**Exercise**. Scan the records below for the line with "Recreate this image" and the line with "(0,0) rectangle (539,495);", and retype that range exactly, both ends included, pictures excepted.

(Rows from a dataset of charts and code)

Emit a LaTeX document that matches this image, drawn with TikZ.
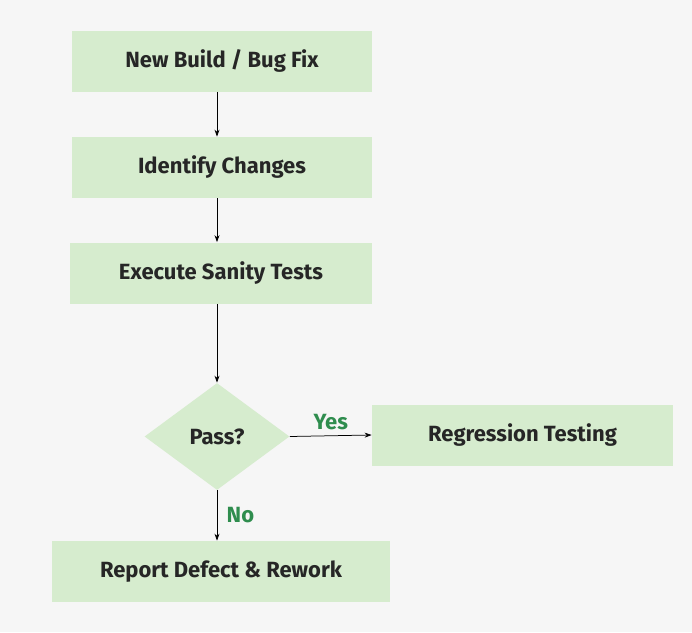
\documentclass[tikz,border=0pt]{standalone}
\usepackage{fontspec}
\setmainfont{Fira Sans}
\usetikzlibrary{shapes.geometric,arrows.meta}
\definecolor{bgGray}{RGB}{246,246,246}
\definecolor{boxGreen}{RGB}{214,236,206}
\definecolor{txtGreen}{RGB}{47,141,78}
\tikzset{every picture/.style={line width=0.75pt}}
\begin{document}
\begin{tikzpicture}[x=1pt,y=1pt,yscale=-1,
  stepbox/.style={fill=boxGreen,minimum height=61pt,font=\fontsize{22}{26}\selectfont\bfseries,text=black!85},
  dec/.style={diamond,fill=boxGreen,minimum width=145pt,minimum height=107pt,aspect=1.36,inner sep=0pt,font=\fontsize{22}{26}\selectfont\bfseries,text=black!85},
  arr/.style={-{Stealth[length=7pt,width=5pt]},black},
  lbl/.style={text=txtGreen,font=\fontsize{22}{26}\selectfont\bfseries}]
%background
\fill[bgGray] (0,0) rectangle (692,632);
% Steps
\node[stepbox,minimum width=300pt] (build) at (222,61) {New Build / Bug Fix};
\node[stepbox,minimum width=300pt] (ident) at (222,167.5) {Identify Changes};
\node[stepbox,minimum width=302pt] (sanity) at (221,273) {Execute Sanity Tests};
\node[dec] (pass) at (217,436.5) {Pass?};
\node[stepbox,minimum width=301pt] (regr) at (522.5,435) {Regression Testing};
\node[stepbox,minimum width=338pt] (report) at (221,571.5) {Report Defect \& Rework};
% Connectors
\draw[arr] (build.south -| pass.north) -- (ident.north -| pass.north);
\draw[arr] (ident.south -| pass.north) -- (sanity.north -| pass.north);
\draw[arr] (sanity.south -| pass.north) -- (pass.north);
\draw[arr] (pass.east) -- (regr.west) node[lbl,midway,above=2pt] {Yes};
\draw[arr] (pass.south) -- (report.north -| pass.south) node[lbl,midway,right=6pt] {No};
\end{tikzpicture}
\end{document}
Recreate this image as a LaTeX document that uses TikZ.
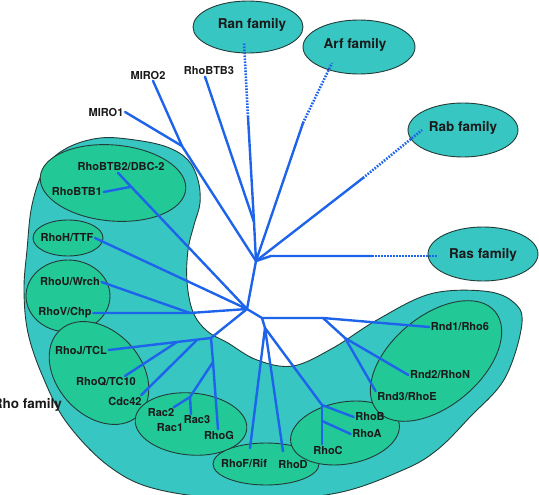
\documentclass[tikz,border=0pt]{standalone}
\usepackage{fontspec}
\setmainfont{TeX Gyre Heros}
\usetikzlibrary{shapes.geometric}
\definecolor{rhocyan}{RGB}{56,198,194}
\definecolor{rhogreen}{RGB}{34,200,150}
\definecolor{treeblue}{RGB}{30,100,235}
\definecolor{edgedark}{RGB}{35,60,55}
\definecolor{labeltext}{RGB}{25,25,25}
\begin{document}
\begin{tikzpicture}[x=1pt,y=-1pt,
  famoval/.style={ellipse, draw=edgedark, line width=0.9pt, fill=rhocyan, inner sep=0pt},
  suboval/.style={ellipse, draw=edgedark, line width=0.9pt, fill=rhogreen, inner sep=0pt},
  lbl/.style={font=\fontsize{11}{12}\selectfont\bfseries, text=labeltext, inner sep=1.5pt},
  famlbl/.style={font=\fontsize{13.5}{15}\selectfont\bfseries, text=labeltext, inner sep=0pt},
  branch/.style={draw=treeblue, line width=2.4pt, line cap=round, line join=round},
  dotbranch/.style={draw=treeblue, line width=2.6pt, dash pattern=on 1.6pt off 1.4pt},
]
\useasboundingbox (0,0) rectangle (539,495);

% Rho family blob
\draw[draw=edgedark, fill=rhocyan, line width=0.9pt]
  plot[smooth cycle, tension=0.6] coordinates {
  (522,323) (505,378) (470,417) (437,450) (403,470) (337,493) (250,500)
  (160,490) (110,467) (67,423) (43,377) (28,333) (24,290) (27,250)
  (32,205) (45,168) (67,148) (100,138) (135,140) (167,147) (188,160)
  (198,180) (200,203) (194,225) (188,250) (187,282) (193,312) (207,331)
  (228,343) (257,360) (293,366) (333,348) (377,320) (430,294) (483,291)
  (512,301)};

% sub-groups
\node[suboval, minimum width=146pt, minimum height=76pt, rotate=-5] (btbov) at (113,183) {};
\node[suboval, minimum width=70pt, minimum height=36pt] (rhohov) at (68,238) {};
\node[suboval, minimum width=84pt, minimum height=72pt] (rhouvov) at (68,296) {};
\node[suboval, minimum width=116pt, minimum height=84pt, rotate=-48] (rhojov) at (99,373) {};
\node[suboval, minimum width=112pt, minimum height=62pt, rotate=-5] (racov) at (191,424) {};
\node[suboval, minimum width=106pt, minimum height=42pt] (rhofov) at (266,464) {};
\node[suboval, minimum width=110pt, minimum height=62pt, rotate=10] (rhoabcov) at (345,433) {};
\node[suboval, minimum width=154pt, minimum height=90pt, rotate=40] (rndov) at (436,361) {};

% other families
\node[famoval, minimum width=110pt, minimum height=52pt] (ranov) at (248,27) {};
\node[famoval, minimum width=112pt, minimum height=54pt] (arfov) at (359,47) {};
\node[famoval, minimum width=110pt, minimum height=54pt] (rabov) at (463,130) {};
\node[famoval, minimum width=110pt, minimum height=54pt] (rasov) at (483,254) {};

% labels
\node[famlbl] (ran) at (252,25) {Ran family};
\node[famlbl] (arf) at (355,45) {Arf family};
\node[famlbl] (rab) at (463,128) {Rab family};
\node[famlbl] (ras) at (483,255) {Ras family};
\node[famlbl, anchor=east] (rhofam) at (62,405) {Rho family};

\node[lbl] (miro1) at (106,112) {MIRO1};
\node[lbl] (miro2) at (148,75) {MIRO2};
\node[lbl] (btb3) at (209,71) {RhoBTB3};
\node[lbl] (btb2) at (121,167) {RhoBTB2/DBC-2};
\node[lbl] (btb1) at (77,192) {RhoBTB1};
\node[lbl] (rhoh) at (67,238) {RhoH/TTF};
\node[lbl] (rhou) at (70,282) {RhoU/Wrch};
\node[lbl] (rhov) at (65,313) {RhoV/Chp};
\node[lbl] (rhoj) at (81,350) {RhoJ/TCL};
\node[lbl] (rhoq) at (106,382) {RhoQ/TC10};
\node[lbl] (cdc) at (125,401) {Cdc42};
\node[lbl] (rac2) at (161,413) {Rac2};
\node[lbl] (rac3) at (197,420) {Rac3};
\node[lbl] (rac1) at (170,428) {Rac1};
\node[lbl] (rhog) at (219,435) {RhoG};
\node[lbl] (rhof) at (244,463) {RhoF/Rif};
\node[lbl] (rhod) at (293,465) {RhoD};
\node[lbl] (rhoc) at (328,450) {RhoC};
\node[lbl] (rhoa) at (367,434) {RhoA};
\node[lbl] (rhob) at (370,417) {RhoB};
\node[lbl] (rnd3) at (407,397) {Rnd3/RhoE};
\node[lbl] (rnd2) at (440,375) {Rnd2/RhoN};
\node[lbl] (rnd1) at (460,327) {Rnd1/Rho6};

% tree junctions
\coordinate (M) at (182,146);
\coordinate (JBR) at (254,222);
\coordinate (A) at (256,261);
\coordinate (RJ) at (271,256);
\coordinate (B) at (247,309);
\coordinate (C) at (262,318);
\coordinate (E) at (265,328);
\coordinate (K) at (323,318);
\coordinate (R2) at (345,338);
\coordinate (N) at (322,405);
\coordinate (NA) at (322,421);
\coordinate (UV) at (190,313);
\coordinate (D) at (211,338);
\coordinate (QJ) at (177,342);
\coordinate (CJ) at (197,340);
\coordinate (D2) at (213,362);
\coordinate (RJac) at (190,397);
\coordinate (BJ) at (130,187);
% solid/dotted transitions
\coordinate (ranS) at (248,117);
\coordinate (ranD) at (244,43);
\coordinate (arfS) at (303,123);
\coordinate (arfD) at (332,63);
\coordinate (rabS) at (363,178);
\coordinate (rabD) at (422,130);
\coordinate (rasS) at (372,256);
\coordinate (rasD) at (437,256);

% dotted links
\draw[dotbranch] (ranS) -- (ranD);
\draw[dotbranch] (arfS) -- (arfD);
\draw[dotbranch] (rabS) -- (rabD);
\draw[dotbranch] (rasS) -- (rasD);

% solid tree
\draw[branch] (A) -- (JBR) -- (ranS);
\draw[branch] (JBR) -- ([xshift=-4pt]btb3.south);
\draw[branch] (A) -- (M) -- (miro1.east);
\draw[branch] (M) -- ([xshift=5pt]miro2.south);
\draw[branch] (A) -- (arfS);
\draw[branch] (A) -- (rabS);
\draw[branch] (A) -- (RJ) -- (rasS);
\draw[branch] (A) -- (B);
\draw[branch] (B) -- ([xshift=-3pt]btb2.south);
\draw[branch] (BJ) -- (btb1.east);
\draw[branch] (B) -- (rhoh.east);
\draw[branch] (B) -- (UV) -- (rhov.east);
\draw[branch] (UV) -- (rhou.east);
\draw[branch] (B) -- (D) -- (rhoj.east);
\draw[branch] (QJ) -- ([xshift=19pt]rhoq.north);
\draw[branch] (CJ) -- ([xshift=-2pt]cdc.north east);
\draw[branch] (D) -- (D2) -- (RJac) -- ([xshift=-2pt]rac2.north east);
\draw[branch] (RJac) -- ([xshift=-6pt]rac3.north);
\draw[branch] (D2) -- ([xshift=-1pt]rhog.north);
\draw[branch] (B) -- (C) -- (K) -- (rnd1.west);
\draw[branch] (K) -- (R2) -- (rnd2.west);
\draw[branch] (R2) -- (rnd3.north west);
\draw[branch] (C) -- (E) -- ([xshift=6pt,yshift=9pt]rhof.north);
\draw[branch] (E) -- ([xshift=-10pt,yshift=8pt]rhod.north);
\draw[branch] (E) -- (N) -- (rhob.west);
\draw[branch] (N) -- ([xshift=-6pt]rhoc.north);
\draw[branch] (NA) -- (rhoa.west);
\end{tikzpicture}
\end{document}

**Exercise solution**.
Recreate this image as a LaTeX document that uses TikZ.
\documentclass[tikz,border=0pt]{standalone}
\usepackage{fontspec}
\setmainfont{TeX Gyre Heros}
\usetikzlibrary{shapes.geometric}
\definecolor{rhocyan}{RGB}{56,198,194}
\definecolor{rhogreen}{RGB}{34,200,150}
\definecolor{treeblue}{RGB}{30,100,235}
\definecolor{edgedark}{RGB}{35,60,55}
\definecolor{labeltext}{RGB}{25,25,25}
\begin{document}
\begin{tikzpicture}[x=1pt,y=-1pt,
  famoval/.style={ellipse, draw=edgedark, line width=0.9pt, fill=rhocyan, inner sep=0pt},
  suboval/.style={ellipse, draw=edgedark, line width=0.9pt, fill=rhogreen, inner sep=0pt},
  lbl/.style={font=\fontsize{11}{12}\selectfont\bfseries, text=labeltext, inner sep=1.5pt},
  famlbl/.style={font=\fontsize{13.5}{15}\selectfont\bfseries, text=labeltext, inner sep=0pt},
  branch/.style={draw=treeblue, line width=2.4pt, line cap=round, line join=round},
  dotbranch/.style={draw=treeblue, line width=2.6pt, dash pattern=on 1.6pt off 1.4pt},
]
\useasboundingbox (0,0) rectangle (539,495);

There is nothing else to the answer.